Some reptiles retain their eggs inside the oviducts until hatching, or even afterwards, so that the young are born alive – a condition known as ovoviviparity this process is particularly common in species that live in hostile surroundings, such as deserts or cold regions, and it has the advantage that the mother, by avoiding extremes, protects the devoting embryos fro them too.


Newly hatched reptiles are miniatures of their parents (Fig 2), ready to fend for themselves. Poisonous snakes can bite immediately after hatching. The rate at which reptiles grow depends on food and warmth. An alligator in suitable surroundings might grow an average of 2.5 cm (1 in) a month for the first years of its life and pythons might grow three times as fast as that. Reptiles grow quickly until sexual maturity, which is reached in less than a year by some small lizards but not until ten years or more by some tortoises and crocodiles. Unlike mammals, reptiles may still grow even when adult, although more slowly.


Snake shedding skin
A snake sheds its skin regularly. The old skin undergoes chemical changes as a new layer of cells comes into readiness below. The old skin splits, usually round the lips, the snake wriggles out, and the old skin is often left as a perfect but colorless cast. Colors show up brilliantly on the newly moulted snake, as in this African boomslang (Dispholidus sp).


The sense organs

The sense organs of reptiles vary according to species. Crocodilians have reasonable eyesight, with the slit pupils characteristic of nocturnal animals, but cannot distinguish colours. Their hearing is good and their sense of smell is probably adequate. Turtles and tortoises have good vision and respond to colours; they also respond to scents, but their hearing is limited. Like many reptiles, the hear low notes best.

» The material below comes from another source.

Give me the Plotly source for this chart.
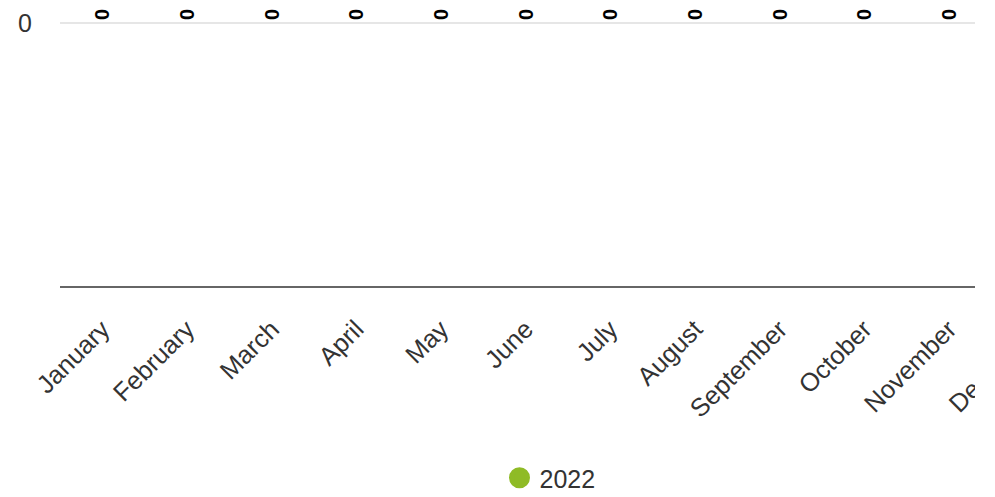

Lizards that are active during the day probably have the best reptile vision, seeing sharply in color, as would be expected from their use of color in display. Hearing is less acute, the animals responding, if at all, to the lower end of the sound scale. The exceptions seem to be the geckos, which have good hearing, and these and crocodiles are the only reptiles to produce much sound themselves. The sense of smell varies: it is poorly developed in tree lizards but good in many others.

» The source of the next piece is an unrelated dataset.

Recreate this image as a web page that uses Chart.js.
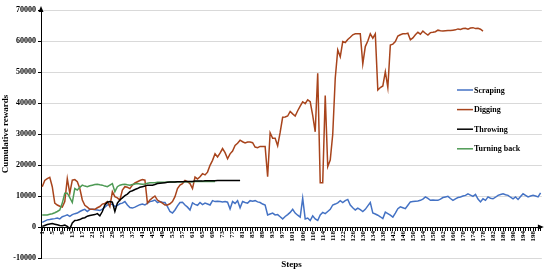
<!DOCTYPE html>
<html><head><meta charset="utf-8">
<script src="https://cdn.jsdelivr.net/npm/chart.js@4.4.1/dist/chart.umd.min.js"></script>
<style>html,body{margin:0;padding:0;background:#fff;}canvas{display:block;}</style>
</head><body>
<canvas id="c" width="550" height="273"></canvas>
<script>
// Step labels on the category axis (one step number is skipped after 102)
const steps = [];
for (let s = 1; s <= 201; s++) { if (s !== 103) steps.push(s); }

const yTicks = [-10000, 0, 10000, 20000, 30000, 40000, 50000, 60000, 70000];

const scraping = [1500,1900,2300,2400,2600,2700,2900,2600,3300,3600,
 3900,3400,4000,4300,4500,5000,5400,5700,5000,5700,
 5700,5600,5500,5300,5800,6400,7100,7300,7400,6600,
 7000,7500,7700,8200,7100,6300,6100,6400,6800,7200,
 7400,7100,7700,8200,8400,8700,7900,8200,8000,7900,
 6600,5000,4500,5500,6800,7900,8000,7100,6400,5500,
 7800,7300,7000,7900,7200,7700,7400,7100,8500,8200,
 8300,8200,8100,8200,8000,5800,8200,7600,8500,6200,
 8200,7900,7700,8500,8300,8500,8100,7900,7400,7100,
 3900,4200,4500,3900,4000,3300,2600,3400,4000,4700,
 5700,4500,3800,3200,9300,2600,2900,2100,3600,2600,
 2100,3900,4700,4300,5000,5700,7100,7400,7800,8500,
 7900,8500,8900,7100,6200,5500,6100,5600,5000,5700,
 6800,7900,4500,4200,3800,3300,2700,4800,4300,3800,
 3200,4500,5900,6500,6200,5900,7000,8100,8200,8300,
 8400,8600,9000,9700,9200,8600,8700,8600,8600,9000,
 9500,9700,9900,9200,8600,9100,9500,9700,10000,10200,
 10700,10300,9900,10500,9000,8100,9100,8600,9700,9300,
 9100,9600,10200,10500,10700,10400,10200,9600,9100,9700,
 8900,9800,10700,10200,9700,10000,10200,10000,9700,11000];

const digging = [13000,15000,15600,16000,13000,7700,7100,6700,6400,8200,
 15600,10900,15100,15300,14600,12400,8700,7000,6400,5700,
 5700,5700,6200,6600,7400,7600,8200,6600,11400,9800,
 9400,8700,11900,13000,12800,12400,13500,14200,14600,15000,
 15300,15100,7700,8700,9400,10000,8700,8200,7700,7100,
 7100,7500,8200,9800,12400,13500,14000,15000,14600,14000,
 12400,16100,15500,16200,17200,16800,17700,19900,21500,23600,
 22600,23800,25300,24000,22000,23600,24500,26300,27000,28000,
 27500,27100,27400,27400,27200,25800,25600,26000,26000,26000,
 16200,30400,28600,28600,26200,30500,35400,35500,35800,37300,
 36500,35800,37500,39000,40400,39800,41000,40400,36000,30700,
 49600,14300,14300,42400,19500,21600,29900,48000,57100,54900,
 59800,59500,60500,61200,62000,62300,62300,62300,52600,58200,
 60000,62300,60900,62300,44200,45000,45500,50100,45000,58700,
 59000,59800,61600,62000,62300,62300,62500,60400,61000,62000,
 62800,62200,63200,62500,61900,62700,62800,63000,63500,63300,
 63200,63300,63400,63400,63500,63600,63900,63700,64000,64100,
 63800,64200,64300,64000,64100,63800,63200];

const throwing = [200,500,800,1000,1100,900,700,500,400,600,
 200,-600,1300,2100,2200,2400,2800,3000,3500,3700,
 3900,4000,4300,3600,5000,7100,8000,8200,8000,5000,
 7700,8700,9400,10100,10600,11400,11700,12100,12400,12800,
 13000,13200,13500,13500,13500,13700,14000,14100,14200,14300,
 14400,14500,14500,14500,14600,14600,14600,14700,14700,14700,
 14700,14800,14800,14800,14800,14900,14900,14900,14900,14900,
 15000,15000,15000,15000,15000,15000,15000,15000,15000,15000];

const turningBack = [3900,3900,3900,4100,4300,4600,5000,5500,7700,10900,
 10900,9500,7900,12400,11900,12800,13500,13200,13000,13300,
 13500,13700,13800,13600,13500,13200,13000,13500,14000,11400,
 13000,13500,13700,13800,13600,13500,13700,13900,14000,13900,
 13800,13900,14100,14300,14300,14300,14400,14400,14400,14400,
 14500,14500,14500,14500,14600,14600,14600,14600,14600,14600,
 14600,14700,14700,14700,14700,14700,14700,14700,14700,14700];

const seriesNames = ['Scraping', 'Digging', 'Throwing', 'Turning back'];
const seriesColors = ['#4472C4', '#A8441C', '#000000', '#4E9A55'];

const FONT = 'Liberation Serif, Times New Roman, serif';

const extras = {
  id: 'extras',
  afterDraw(chart) {
    const ctx = chart.ctx;
    const ca = chart.chartArea;
    const y0 = chart.scales.y.getPixelForValue(0);
    ctx.save();
    ctx.fillStyle = '#000';
    ctx.beginPath();
    ctx.moveTo(ca.left, ca.top - 4);
    ctx.lineTo(ca.left - 2.5, ca.top + 2);
    ctx.lineTo(ca.left + 2.5, ca.top + 2);
    ctx.closePath(); ctx.fill();
    ctx.beginPath();
    ctx.moveTo(ca.right + 2, y0);
    ctx.lineTo(ca.right - 4, y0 - 2.5);
    ctx.lineTo(ca.right - 4, y0 + 2.5);
    ctx.closePath(); ctx.fill();
    ctx.font = 'bold 9px ' + FONT;
    ctx.textAlign = 'center'; ctx.textBaseline = 'middle';
    ctx.fillText('Steps', (ca.left + ca.right) / 2, 265);
    ctx.font = 'bold 8px ' + FONT;
    ctx.textAlign = 'left';
    seriesNames.forEach((n, k) => {
      const ly = 90 + k * 19.6;
      ctx.strokeStyle = seriesColors[k];
      ctx.lineWidth = 1.5;
      ctx.beginPath(); ctx.moveTo(457, ly); ctx.lineTo(473, ly); ctx.stroke();
      ctx.fillStyle = '#000';
      ctx.fillText(n, 474, ly + 0.5);
    });
    ctx.restore();
  }
};

const seriesData = [scraping, digging, throwing, turningBack];
const drawOrder = [3, 2, 0, 1];

new Chart(document.getElementById('c'), {
  type: 'line',
  data: {
    labels: steps,
    datasets: seriesNames.map((n, k) => ({
      label: n,
      data: seriesData[k],
      borderColor: seriesColors[k],
      backgroundColor: seriesColors[k],
      borderWidth: 1.5,
      pointRadius: 0,
      tension: 0,
      fill: false,
      order: drawOrder[k]
    }))
  },
  options: {
    responsive: false,
    animation: false,
    layout: { padding: { top: 10, right: 3, bottom: 15, left: 0 } },
    plugins: { legend: { display: false }, tooltip: { enabled: false } },
    scales: {
      x: {
        type: 'category',
        position: { y: 0 },
        offset: true,
        afterFit: (s) => { s.height = 15; },
        grid: { drawOnChartArea: false, drawTicks: true, tickLength: 3, color: '#000', offset: false },
        border: { color: '#000', width: 1 },
        ticks: {
          autoSkip: false, maxRotation: 90, minRotation: 90, padding: 1,
          color: '#000',
          font: { family: FONT, size: 7, weight: 'bold' },
          callback: (v, i) => (i % 4 === 0 ? String(steps[i]) : '')
        }
      },
      y: {
        min: -10000, max: 70000,
        afterFit: (s) => { s.width = 41; },
        afterBuildTicks: (s) => { s.ticks = yTicks.map(v => ({ value: v })); },
        grid: { color: '#d9d9d9', tickColor: '#000', tickLength: 3, lineWidth: 1 },
        border: { color: '#000', width: 1 },
        ticks: { padding: 2, color: '#000', font: { family: FONT, size: 8, weight: 'bold' },
                 callback: (v) => String(v) },
        title: { display: true, text: 'Cumulative rewards', color: '#000', padding: { top: 0, bottom: 0 },
                 font: { family: FONT, size: 9, weight: 'bold' } }
      }
    }
  },
  plugins: [extras]
});
</script>
</body></html>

Snakes have the oddest sense organs of all. They have an organ called Jacobson's organ (Fig 5), made up of two small cavities in the roof of the mouth, which is used in conjunction with the tongue. The organ is lined with sensitive cells and the twin cavities may explain why snakes and some lizards have forked tongue. Jacobson's organ helps a snakes sense of smell and many snakes can follow a trail by using it. Snakes also have unusual eyes. These are covered with a special transparent scale or spectacle, which replaces the two lids, and a sideways-moving nictitating membrane (third eyelid) which is normal reptile equipment. Snakes are color-blind and their eyesight is not as good as that of lizards. They lack the external eardrum that is present in other reptiles and, although they have internal ears, snakes are deaf to airborne sounds but often sensitive to ground vibrations.

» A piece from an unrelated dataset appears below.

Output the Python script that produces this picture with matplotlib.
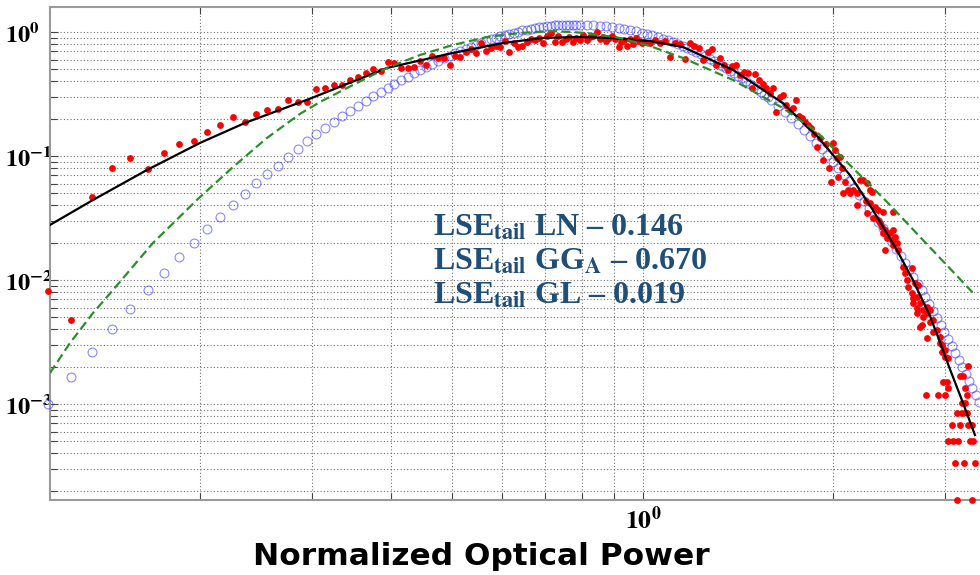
import matplotlib
matplotlib.use('Agg')
import matplotlib.pyplot as plt
import numpy as np
from matplotlib.ticker import FixedLocator, LogLocator, NullFormatter

plt.rcParams['mathtext.fontset'] = 'stix'

# simulated pdf (blue open circles)
blue_x = [
    0.115, 0.125, 0.135, 0.145, 0.155, 0.165, 0.175, 0.185, 0.195, 0.205,
    0.215, 0.225, 0.235, 0.245, 0.255, 0.265, 0.275, 0.285, 0.295, 0.305,
    0.315, 0.325, 0.335, 0.345, 0.355, 0.365, 0.375, 0.385, 0.395, 0.405,
    0.415, 0.425, 0.435, 0.445, 0.455, 0.465, 0.475, 0.485, 0.495, 0.505,
    0.515, 0.525, 0.535, 0.545, 0.555, 0.565, 0.575, 0.585, 0.595, 0.605,
    0.615, 0.625, 0.635, 0.645, 0.655, 0.665, 0.675, 0.685, 0.695, 0.705,
    0.715, 0.725, 0.735, 0.745, 0.755, 0.765, 0.775, 0.785, 0.795,
    0.815, 0.835, 0.855, 0.875, 0.895, 0.915, 0.935, 0.955, 0.975, 0.995,
    1.015, 1.035, 1.055, 1.075, 1.095, 1.115, 1.135, 1.155, 1.175, 1.195,
    1.215, 1.235, 1.255, 1.275, 1.295, 1.315, 1.335, 1.355, 1.375, 1.395,
    1.415, 1.435, 1.455, 1.475, 1.495, 1.515, 1.535, 1.555, 1.575, 1.595,
    1.635, 1.675, 1.715, 1.755, 1.795, 1.835, 1.875, 1.915, 1.955, 1.995,
    2.035, 2.075, 2.115, 2.155, 2.195, 2.235, 2.275, 2.315, 2.355, 2.395,
    2.435, 2.475, 2.515, 2.555, 2.595, 2.635, 2.675, 2.715, 2.755, 2.795,
    2.835, 2.875, 2.915, 2.955, 2.995, 3.035, 3.075, 3.115, 3.155, 3.195,
    3.235, 3.275, 3.315, 3.355, 3.395]
blue_y = [
    0.00100, 0.00165, 0.00262, 0.00403, 0.00583, 0.00830, 0.01138, 0.01531, 0.01986, 0.02576,
    0.0322, 0.0403, 0.0494, 0.0605, 0.0716, 0.0830, 0.0982, 0.1138, 0.1321, 0.1503,
    0.1683, 0.1881, 0.2088, 0.2308, 0.2536, 0.2775, 0.3020, 0.3276, 0.3538, 0.3807,
    0.408, 0.4364, 0.4648, 0.494, 0.5232, 0.5532, 0.583, 0.613, 0.643, 0.674,
    0.704, 0.733, 0.762, 0.791, 0.818, 0.845, 0.872, 0.897, 0.921, 0.945,
    0.968, 0.989, 1.009, 1.029, 1.046, 1.062, 1.077, 1.091, 1.103, 1.113,
    1.121, 1.129, 1.135, 1.140, 1.143, 1.145, 1.146, 1.146, 1.144,
    1.139, 1.132, 1.121, 1.108, 1.093, 1.076, 1.056, 1.035, 1.013, 0.989,
    0.964, 0.938, 0.912, 0.885, 0.857, 0.829, 0.802, 0.774, 0.746, 0.719,
    0.691, 0.664, 0.638, 0.611, 0.585, 0.561, 0.536, 0.512, 0.489, 0.466,
    0.445, 0.424, 0.404, 0.384, 0.366, 0.347, 0.330, 0.313, 0.297, 0.282,
    0.2532, 0.2269, 0.2030, 0.1814, 0.1619, 0.1443, 0.1284, 0.1141, 0.1014, 0.0900,
    0.0797, 0.0706, 0.0625, 0.0553, 0.0488, 0.0431, 0.0380, 0.0336, 0.0296, 0.0261,
    0.0230, 0.0202, 0.0178, 0.01567, 0.0138, 0.01213, 0.01067, 0.00937, 0.00825, 0.00725,
    0.00636, 0.00560, 0.00492, 0.00433, 0.00380, 0.00333, 0.00293, 0.00257, 0.00226, 0.00199,
    0.00174, 0.00153, 0.00135, 0.00118, 0.00104]

# measured histogram (red dots)
red_x = [
    0.115, 0.125, 0.135, 0.145, 0.155, 0.165, 0.175, 0.185, 0.195, 0.205,
    0.215, 0.225, 0.235, 0.245, 0.255, 0.265, 0.275, 0.285, 0.295, 0.305,
    0.315, 0.325, 0.335, 0.345, 0.355, 0.365, 0.375, 0.385, 0.395, 0.405,
    0.415, 0.425, 0.435, 0.445, 0.455, 0.465, 0.475, 0.485, 0.495, 0.505,
    0.515, 0.525, 0.535, 0.545, 0.555, 0.565, 0.575, 0.585, 0.595, 0.605,
    0.615, 0.625, 0.635, 0.645, 0.655, 0.665, 0.675, 0.685, 0.695, 0.705,
    0.715, 0.725, 0.735, 0.745, 0.755, 0.765, 0.775, 0.785, 0.795, 0.805,
    0.815, 0.825, 0.835, 0.845, 0.855, 0.865, 0.875, 0.885, 0.895, 0.905,
    0.915, 0.925, 0.935, 0.945, 0.955, 0.965, 0.975, 0.985, 0.995,
    1.005, 1.025, 1.045, 1.065, 1.085, 1.105, 1.125, 1.145, 1.165, 1.185,
    1.205, 1.225, 1.245, 1.265, 1.285, 1.305, 1.325, 1.345, 1.365, 1.385,
    1.405, 1.425, 1.445, 1.465, 1.485, 1.505, 1.525, 1.545, 1.565, 1.585,
    1.605, 1.625, 1.645, 1.665, 1.685, 1.705, 1.725, 1.745, 1.765, 1.785,
    1.805, 1.825, 1.845, 1.865, 1.885, 1.905, 1.925, 1.945, 1.965, 1.985]
red_y = [
    0.0082, 0.0048, 0.0467, 0.0800, 0.0964, 0.0786, 0.1057, 0.1250, 0.1320, 0.1560,
    0.178, 0.206, 0.188, 0.218, 0.235, 0.239, 0.283, 0.272, 0.272, 0.347,
    0.353, 0.374, 0.374, 0.410, 0.434, 0.467, 0.503, 0.485, 0.573, 0.562,
    0.513, 0.513, 0.522, 0.584, 0.542, 0.641, 0.617, 0.617, 0.542, 0.641,
    0.629, 0.690, 0.729, 0.677, 0.815, 0.703, 0.743, 0.771, 0.757, 0.846,
    0.690, 0.815, 0.757, 0.771, 0.831, 0.878, 0.862, 0.895, 0.815, 0.928,
    0.982, 0.831, 0.928, 0.831, 0.878, 0.911, 0.831, 0.895, 0.862, 0.946,
    0.862, 0.911, 0.928, 1.000, 0.878, 0.911, 0.846, 0.895, 0.928, 0.878,
    0.757, 0.831, 0.862, 0.771, 0.878, 0.800, 0.895, 0.846, 0.815,
    0.831, 0.815, 0.862, 0.815, 0.846, 0.629, 0.815, 0.800, 0.606, 0.815,
    0.771, 0.743, 0.595, 0.690, 0.729, 0.542, 0.617, 0.542, 0.494, 0.532,
    0.542, 0.450, 0.476, 0.467, 0.354, 0.458, 0.410, 0.381, 0.354, 0.322,
    0.354, 0.226, 0.299, 0.311, 0.258, 0.235, 0.244, 0.283, 0.210, 0.203,
    0.188, 0.178, 0.168, 0.151, 0.118, 0.140, 0.093, 0.125, 0.080, 0.062]

# measured tail (red dots, sparse counts)
tail_x = [
    1.996, 2.011, 2.025, 2.048, 2.063, 2.033, 2.085, 2.108, 2.147, 2.070,
    2.123, 2.179, 2.202, 2.227, 2.259, 2.284, 2.300, 2.179, 2.251, 2.284,
    2.325, 2.351, 2.394, 2.483, 2.259, 2.308, 2.351, 2.368, 2.385, 2.411,
    2.456, 2.483, 2.501, 2.394, 2.429, 2.474, 2.519, 2.528, 2.411, 2.483,
    2.575, 2.661, 2.594, 2.613, 2.622, 2.661, 2.690, 2.720, 2.670, 2.710,
    2.670, 2.710, 2.769, 2.740, 2.810, 2.841, 2.810, 2.710, 2.760, 2.740,
    2.769, 2.841, 2.872, 2.872, 2.914, 2.946, 2.810, 2.946, 2.968, 2.968,
    3.000, 3.000, 3.033, 3.262, 3.168, 3.203, 2.978, 3.022, 3.033, 3.226,
    2.800, 2.924, 3.000, 3.250, 3.191, 3.226, 3.134, 3.191, 3.250, 3.077,
    3.168, 3.262, 3.309, 3.033, 3.088, 3.145, 3.285, 3.321, 3.111, 3.215,
    3.346, 3.134, 3.309]
tail_y = [
    0.1273, 0.1118, 0.0963, 0.0981, 0.0800, 0.0677, 0.0617, 0.0532, 0.0532, 0.0503,
    0.0503, 0.0503, 0.0640, 0.0640, 0.0606, 0.0532, 0.0513, 0.0402, 0.0434, 0.0418,
    0.0388, 0.0367, 0.0354, 0.0354, 0.0347, 0.0316, 0.0305, 0.0288, 0.0268, 0.0253,
    0.0239, 0.0253, 0.0222, 0.0239, 0.0218, 0.0210, 0.0199, 0.0175, 0.0175, 0.0192,
    0.0127, 0.0125, 0.0114, 0.0100, 0.00878, 0.00786, 0.00946, 0.00912, 0.00716, 0.00729,
    0.00652, 0.00594, 0.00573, 0.00652, 0.00606, 0.00573, 0.00542, 0.00542, 0.00434, 0.00418,
    0.00503, 0.00458, 0.00476, 0.00381, 0.00395, 0.00347, 0.00340, 0.00310, 0.00299, 0.00263,
    0.00273, 0.00239, 0.00235, 0.00202, 0.00168, 0.00168, 0.00151, 0.00151, 0.00134, 0.00134,
    0.00118, 0.00118, 0.00118, 0.00118, 0.00101, 0.00101, 0.00084, 0.00084, 0.00084, 0.000672,
    0.000672, 0.000672, 0.000672, 0.000504, 0.000504, 0.000504, 0.000504, 0.000504, 0.000336, 0.000336,
    0.000336, 0.000168, 0.000168]

# GL fit (black line)
gl_x = [0.1157, 0.1353, 0.1646, 0.1996, 0.2350, 0.2999, 0.3941, 0.5010, 0.6008,
        0.6951, 0.7953, 0.8869, 1.026, 1.157, 1.388, 1.664, 1.890, 2.123, 2.308,
        2.519, 2.670, 2.841, 2.946, 3.055, 3.191, 3.346]
gl_y = [0.0278, 0.0442, 0.0771, 0.1274, 0.1845, 0.2938, 0.5129, 0.6776, 0.8147,
        0.8954, 0.912, 0.8954, 0.8453, 0.7568, 0.4943, 0.2673, 0.1422, 0.0703, 0.0367,
        0.01746, 0.0100, 0.00513, 0.00316, 0.00191, 0.001076, 0.000562]

# GG_A fit (green dashed line)
gga_x = [0.1157, 0.1244, 0.1353, 0.1455, 0.1682, 0.1974, 0.2251, 0.2547, 0.2871,
         0.3088, 0.3482, 0.3941, 0.4444, 0.5010, 0.5670, 0.6393, 0.7209, 0.8156,
         0.9198, 1.026, 1.157, 1.388, 1.664, 1.884, 2.123, 2.430, 2.769, 3.146, 3.346]
gga_y = [0.00178, 0.0031, 0.00542, 0.0083, 0.01986, 0.0442, 0.0815, 0.1397, 0.2183,
         0.2723, 0.374, 0.5129, 0.6523, 0.7857, 0.9113, 0.9815, 1.019, 0.9815,
         0.8946, 0.7712, 0.617, 0.410, 0.2438, 0.156, 0.0846, 0.0426, 0.02103, 0.01057, 0.00757]

lse_lines = [r'LSE$_{\mathbf{tail}}$ LN – 0.146',
             r'LSE$_{\mathbf{tail}}$ GG$_{\mathbf{A}}$ – 0.670',
             r'LSE$_{\mathbf{tail}}$ GL – 0.019']

W, H = 980, 575
fig = plt.figure(figsize=(W / 100, H / 100), dpi=100)
ax = fig.add_axes([50 / W, 75 / H, 930 / W, 493 / H])
ax.set_xscale('log')
ax.set_yscale('log')

ax.plot(blue_x, blue_y, 'o', mfc='none', mec='#3c3cff', mew=0.8, ms=6.4,
        alpha=0.6, clip_on=False, zorder=3)
ax.plot(red_x, red_y, 'o', color='#ff0000', mew=0, ms=4.9, clip_on=False, zorder=4)
ax.plot(tail_x, tail_y, 'o', color='#ff0000', mew=0, ms=4.9, clip_on=False, zorder=4)
ax.plot(gl_x, gl_y, color='black', lw=1.6, zorder=5)
ax.plot(gga_x, gga_y, color='#2a8f2a', lw=1.6, ls=(0, (4, 2)), zorder=6)

ax.set_xlim(0.1157, 3.408)
ax.set_ylim(1.682e-4, 1.591)

ax.xaxis.set_major_locator(FixedLocator([1]))
ax.xaxis.set_minor_locator(LogLocator(base=10, subs=np.arange(2, 10)))
ax.xaxis.set_minor_formatter(NullFormatter())
ax.set_xticklabels([r'$\mathbf{10^{0}}$'])
ax.yaxis.set_major_locator(FixedLocator([1e-3, 1e-2, 1e-1, 1]))
ax.yaxis.set_minor_locator(LogLocator(base=10, subs=np.arange(2, 10)))
ax.yaxis.set_minor_formatter(NullFormatter())
ax.set_yticklabels([r'$\mathbf{10^{-3}}$', r'$\mathbf{10^{-2}}$',
                    r'$\mathbf{10^{-1}}$', r'$\mathbf{10^{0}}$'])

ax.tick_params(which='both', direction='in', top=True, right=False,
               color='#444444', width=0.8, labelsize=18.5)
ax.tick_params(which='major', length=6)
ax.tick_params(which='minor', length=5)
ax.tick_params(axis='y', labelsize=17.5, pad=32.5)
ax.tick_params(axis='x', pad=5)
# labels start at a fixed left edge, like the original
for lab in ax.get_yticklabels():
    lab.set_horizontalalignment('left')

ax.grid(True, which='both', ls=(0, (1, 2)), color='#707070', lw=0.8)
ax.set_axisbelow(True)
for side in ['left', 'bottom', 'top']:
    ax.spines[side].set_color('#9a9a9a')
    ax.spines[side].set_linewidth(1.5)
ax.spines['right'].set_visible(False)

fig.text(481 / W, 1 - 565 / H, 'Normalized Optical Power', ha='center',
         va='baseline', fontsize=22.5, fontweight='bold', family='DejaVu Sans')

for i, txt in enumerate(lse_lines):
    fig.text(433 / W, 1 - (236 + 34 * i) / H, txt, ha='left', va='baseline',
             fontsize=23, fontweight='bold', family='Liberation Serif',
             color='#1f4e79')

fig.savefig('out.png', dpi=100)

Some snakes possess warmth detectors – sense organs that are unknown in other vertebrates. These take the form of large pits on the face of rattlesnakes and a series of smaller pits lined with sensitive cells round the lips of some pythons and boas.


Snake sensory pit
A sensory pit (1), sensitive to infrared radiation, is located on either side of the face of pit vipers and rattlesnakes. Even in darkness they can detect and strike at warm-blooded prey such as mice.